While recognizing that Western aid efforts from the outside can and definitely do offer important support, Sheryl and Nicholas remain quite passionate activists in regards to wanting to highlight the importance of integrating the support from the outside with leadership initiatives that are nurtured at the grassroots level within each community. It is the women and men at the grassroots level that are going to understand and be sensitive to the needs of their community, and thus create sustainable long-term change.

Sheryl also found that there are many amazing leaders within these communities themselves, in every culture across the planet, but they are often just not as visible to “Western eyes.” This is why our humility and ability to listen is so crucial for any Western woman who is inspired by the Dali Lama’s sentiments and truly wants to make a difference in the world, I include myself in that.

We need to be attentive to the ways we can sometimes bulldoze in with good intentions and unconscious assumptions that we know what is best, or with the belief that we have some divine ordination to save others.

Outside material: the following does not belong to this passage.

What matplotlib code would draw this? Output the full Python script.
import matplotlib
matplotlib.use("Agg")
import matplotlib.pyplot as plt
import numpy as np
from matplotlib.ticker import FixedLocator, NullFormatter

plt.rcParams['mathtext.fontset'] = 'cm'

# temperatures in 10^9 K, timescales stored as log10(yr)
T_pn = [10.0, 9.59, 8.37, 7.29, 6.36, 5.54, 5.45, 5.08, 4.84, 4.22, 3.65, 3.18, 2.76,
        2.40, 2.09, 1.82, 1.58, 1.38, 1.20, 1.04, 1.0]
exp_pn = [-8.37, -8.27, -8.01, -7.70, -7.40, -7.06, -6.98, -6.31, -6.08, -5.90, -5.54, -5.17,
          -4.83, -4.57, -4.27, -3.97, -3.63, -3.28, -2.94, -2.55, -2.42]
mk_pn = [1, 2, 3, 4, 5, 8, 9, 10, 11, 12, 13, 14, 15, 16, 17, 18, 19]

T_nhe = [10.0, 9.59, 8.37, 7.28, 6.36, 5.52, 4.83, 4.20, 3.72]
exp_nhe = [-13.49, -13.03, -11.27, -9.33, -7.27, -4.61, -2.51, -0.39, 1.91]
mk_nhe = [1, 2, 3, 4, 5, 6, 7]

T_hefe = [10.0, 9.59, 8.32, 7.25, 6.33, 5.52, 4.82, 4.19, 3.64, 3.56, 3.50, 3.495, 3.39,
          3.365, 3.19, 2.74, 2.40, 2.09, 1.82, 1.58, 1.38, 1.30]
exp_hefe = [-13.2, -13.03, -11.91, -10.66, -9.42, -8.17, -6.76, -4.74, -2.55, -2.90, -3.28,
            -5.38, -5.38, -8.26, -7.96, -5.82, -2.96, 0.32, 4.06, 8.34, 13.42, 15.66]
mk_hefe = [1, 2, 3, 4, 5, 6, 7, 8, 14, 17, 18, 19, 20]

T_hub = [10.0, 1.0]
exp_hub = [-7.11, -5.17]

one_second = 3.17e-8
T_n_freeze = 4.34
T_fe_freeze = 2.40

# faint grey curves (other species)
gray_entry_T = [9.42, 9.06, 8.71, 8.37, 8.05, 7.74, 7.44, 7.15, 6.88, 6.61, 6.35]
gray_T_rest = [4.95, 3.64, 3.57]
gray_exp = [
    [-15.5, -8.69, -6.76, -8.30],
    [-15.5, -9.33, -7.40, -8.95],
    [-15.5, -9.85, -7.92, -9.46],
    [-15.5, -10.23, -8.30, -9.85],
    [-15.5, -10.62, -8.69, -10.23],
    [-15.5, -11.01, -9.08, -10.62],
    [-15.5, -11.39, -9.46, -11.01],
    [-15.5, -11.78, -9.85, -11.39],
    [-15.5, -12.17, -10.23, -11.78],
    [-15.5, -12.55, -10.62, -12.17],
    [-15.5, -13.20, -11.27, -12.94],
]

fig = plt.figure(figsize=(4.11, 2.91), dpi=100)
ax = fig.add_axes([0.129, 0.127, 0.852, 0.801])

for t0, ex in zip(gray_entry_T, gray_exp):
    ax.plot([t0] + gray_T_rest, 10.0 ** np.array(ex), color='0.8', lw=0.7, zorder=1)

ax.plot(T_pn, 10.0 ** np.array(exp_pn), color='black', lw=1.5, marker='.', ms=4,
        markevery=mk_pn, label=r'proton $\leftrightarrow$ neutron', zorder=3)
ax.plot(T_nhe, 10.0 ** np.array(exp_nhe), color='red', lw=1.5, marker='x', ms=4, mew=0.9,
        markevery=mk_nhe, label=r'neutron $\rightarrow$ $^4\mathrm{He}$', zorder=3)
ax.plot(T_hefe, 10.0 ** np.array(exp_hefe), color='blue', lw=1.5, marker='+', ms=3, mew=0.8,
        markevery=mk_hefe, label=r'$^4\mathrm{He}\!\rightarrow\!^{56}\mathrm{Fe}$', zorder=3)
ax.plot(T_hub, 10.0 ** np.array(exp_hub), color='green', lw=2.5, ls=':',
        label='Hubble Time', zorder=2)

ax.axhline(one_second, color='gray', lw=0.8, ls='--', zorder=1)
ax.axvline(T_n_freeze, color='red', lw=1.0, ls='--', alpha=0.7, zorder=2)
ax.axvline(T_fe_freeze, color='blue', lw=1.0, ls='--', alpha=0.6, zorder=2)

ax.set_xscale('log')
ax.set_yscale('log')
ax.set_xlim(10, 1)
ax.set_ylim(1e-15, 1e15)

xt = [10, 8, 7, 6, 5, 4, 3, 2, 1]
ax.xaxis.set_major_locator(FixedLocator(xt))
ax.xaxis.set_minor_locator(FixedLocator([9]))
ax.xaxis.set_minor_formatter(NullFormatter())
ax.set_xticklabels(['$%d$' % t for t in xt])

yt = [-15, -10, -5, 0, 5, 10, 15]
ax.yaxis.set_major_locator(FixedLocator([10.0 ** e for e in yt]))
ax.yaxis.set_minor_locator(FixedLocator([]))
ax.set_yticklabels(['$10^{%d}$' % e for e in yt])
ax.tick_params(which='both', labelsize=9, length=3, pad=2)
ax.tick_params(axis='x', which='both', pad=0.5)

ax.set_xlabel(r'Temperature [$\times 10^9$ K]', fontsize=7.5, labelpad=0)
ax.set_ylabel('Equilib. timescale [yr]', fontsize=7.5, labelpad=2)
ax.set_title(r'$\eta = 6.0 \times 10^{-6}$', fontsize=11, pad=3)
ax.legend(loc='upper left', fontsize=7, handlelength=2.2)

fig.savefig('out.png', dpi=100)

I would offer that a simple re-frame of the Dalai Lama’s proclamation might be helpful here. Perhaps instead of trying to “save the world” we might instead reign in and cultivate our capacity to deeply listen to the world, so that we can support the natural intelligence and leadership that already exists within communities. If we could listen, we could become facilitators for the organic emergence of that leadership around the globe. Then, I do believe that our wealth, freedom and access as well as the unique knowledge and wisdom we have obtained from our experience of living in the West could be best utilized and offered. It would allow us as Western women to really join efforts across continents, cultures and genders, to be of most service to others.

Our contribution would become increasingly significant in the sense that it would become beautifully woven into an interdependent web of unique contributions that are being made with thousands of others all around the world.